## begin Given records
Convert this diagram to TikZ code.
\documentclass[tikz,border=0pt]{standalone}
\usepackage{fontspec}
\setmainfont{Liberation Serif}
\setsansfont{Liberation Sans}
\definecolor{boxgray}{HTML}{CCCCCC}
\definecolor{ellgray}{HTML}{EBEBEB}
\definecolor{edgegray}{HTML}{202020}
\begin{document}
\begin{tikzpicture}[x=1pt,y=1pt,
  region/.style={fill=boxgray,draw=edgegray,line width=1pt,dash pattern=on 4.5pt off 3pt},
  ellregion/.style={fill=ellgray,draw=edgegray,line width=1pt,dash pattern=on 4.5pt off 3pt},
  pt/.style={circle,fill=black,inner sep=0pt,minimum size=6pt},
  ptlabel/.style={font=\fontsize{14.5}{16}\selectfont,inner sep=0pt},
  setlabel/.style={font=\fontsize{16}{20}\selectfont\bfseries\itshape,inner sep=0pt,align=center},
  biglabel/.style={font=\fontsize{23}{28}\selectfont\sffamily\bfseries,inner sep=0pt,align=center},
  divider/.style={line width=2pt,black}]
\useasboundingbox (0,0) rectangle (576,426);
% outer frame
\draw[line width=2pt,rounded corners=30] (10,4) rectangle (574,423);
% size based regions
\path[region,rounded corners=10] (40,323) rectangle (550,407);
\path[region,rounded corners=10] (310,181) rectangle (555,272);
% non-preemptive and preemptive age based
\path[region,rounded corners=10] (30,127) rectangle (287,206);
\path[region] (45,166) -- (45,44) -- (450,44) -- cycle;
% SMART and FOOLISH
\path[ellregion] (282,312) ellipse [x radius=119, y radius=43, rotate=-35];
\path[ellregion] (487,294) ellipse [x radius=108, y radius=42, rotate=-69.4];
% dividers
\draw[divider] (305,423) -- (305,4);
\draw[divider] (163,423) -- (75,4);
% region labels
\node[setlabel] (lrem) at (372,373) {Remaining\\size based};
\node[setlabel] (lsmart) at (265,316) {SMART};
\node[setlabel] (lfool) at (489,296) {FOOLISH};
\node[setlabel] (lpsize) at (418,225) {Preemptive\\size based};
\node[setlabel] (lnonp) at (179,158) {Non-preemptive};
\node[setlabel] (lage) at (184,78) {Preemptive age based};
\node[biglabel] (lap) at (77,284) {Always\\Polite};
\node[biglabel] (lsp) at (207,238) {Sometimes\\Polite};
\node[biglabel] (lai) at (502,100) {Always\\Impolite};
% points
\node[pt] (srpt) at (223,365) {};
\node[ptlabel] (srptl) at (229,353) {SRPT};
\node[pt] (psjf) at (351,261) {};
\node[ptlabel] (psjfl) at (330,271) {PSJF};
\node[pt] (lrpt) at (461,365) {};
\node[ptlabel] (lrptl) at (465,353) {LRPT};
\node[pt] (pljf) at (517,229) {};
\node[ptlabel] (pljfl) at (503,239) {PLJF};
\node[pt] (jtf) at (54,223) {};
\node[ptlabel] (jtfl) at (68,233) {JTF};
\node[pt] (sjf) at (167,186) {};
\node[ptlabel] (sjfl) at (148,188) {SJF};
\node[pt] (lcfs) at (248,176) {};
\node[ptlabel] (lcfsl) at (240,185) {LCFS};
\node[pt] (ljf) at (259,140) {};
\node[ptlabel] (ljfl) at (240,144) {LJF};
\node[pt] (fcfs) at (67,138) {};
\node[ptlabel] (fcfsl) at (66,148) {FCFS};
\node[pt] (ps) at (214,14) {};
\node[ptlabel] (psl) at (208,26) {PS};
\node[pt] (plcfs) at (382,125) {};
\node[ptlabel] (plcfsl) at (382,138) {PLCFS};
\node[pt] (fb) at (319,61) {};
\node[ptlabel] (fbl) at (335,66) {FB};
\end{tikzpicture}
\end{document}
## end Given records
## begin Given records
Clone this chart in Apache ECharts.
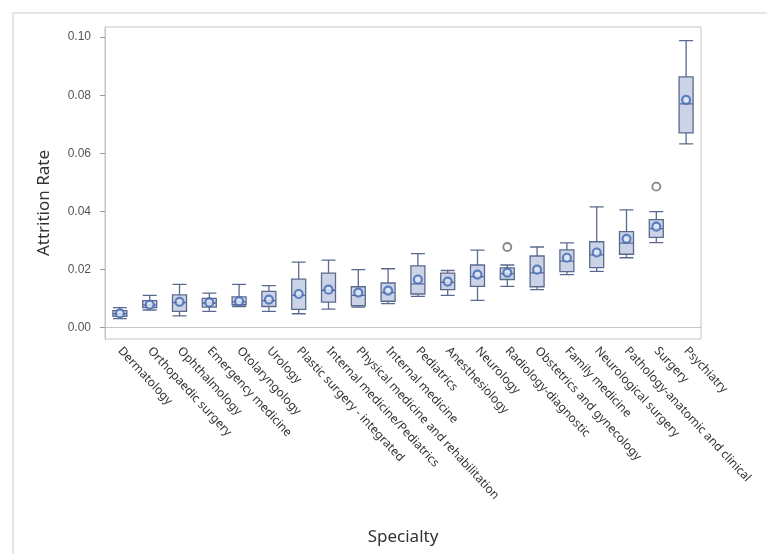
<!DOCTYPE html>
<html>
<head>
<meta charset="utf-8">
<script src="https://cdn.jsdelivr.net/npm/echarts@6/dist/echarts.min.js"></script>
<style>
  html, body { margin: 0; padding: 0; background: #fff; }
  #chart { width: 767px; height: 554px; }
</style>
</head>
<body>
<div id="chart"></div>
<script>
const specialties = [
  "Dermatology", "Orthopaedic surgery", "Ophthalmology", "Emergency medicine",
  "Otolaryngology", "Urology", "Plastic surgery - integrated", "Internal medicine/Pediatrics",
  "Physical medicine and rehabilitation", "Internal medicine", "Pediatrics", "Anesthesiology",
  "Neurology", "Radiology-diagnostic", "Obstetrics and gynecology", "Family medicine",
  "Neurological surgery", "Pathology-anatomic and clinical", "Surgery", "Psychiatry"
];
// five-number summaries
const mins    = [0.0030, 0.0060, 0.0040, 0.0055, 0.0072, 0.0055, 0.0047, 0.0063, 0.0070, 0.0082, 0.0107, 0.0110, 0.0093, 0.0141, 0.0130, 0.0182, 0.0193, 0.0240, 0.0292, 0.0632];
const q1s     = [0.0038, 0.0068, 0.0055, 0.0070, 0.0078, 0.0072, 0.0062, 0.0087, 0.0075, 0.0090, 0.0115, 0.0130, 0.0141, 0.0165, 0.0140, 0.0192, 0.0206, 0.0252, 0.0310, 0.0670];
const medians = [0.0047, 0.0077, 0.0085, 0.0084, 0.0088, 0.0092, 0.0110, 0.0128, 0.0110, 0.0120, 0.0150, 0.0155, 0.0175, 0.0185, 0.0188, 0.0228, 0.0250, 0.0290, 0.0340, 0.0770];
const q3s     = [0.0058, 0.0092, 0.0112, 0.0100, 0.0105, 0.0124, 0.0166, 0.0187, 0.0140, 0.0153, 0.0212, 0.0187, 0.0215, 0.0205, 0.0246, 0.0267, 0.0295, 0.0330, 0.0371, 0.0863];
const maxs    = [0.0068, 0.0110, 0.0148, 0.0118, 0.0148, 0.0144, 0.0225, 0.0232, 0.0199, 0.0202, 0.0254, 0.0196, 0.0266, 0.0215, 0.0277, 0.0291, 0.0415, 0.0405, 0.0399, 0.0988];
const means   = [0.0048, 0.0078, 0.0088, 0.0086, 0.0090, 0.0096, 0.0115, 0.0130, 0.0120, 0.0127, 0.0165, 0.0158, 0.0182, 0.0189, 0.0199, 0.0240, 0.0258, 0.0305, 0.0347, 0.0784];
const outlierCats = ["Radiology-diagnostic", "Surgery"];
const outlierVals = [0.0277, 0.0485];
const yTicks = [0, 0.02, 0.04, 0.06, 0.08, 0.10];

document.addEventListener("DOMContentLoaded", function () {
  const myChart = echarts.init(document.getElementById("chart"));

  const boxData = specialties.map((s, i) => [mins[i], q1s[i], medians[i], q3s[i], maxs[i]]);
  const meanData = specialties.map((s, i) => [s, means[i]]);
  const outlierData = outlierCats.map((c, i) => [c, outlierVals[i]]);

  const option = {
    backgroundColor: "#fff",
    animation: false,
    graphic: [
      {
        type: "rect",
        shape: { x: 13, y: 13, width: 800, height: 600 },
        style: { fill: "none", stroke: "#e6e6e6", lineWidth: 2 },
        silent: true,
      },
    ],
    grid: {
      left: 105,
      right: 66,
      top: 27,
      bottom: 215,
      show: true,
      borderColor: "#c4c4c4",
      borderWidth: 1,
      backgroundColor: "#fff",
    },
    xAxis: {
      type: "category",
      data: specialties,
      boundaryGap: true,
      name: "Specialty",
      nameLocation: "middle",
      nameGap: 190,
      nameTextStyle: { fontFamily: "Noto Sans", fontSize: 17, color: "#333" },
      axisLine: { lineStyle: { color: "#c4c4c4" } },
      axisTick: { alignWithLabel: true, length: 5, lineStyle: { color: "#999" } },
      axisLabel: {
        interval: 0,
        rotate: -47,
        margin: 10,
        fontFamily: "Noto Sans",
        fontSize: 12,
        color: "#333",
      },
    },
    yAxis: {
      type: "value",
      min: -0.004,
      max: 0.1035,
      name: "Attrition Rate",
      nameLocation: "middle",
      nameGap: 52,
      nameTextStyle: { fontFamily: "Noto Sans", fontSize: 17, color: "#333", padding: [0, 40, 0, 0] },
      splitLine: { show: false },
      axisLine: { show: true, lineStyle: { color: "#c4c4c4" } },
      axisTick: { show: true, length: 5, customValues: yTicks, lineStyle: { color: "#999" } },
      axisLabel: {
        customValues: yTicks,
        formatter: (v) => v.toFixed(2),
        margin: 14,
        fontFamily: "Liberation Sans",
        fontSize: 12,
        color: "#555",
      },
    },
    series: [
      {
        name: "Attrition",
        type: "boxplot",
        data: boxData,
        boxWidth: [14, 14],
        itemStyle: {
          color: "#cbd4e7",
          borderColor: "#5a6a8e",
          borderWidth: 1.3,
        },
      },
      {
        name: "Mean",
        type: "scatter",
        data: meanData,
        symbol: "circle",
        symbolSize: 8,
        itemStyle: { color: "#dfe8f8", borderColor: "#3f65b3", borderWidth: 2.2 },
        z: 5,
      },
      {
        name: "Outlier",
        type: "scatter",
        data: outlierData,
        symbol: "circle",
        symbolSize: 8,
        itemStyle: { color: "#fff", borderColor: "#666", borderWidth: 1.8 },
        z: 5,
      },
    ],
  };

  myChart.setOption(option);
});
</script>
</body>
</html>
## end Given records
## begin Given records
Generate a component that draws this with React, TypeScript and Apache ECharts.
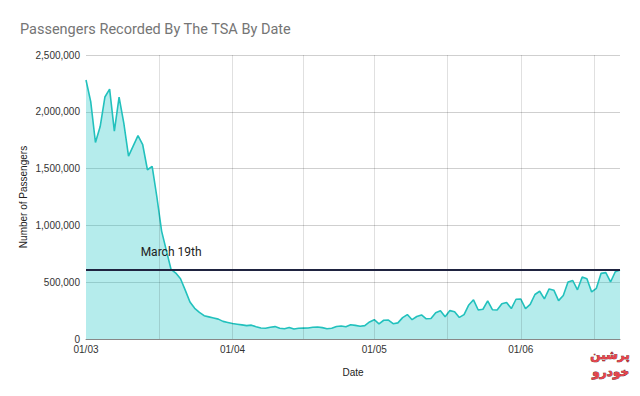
## end Given records
Written task ->
Tally the lines that hold the string "this" and state the total, nothing more.

Exercise response ->
3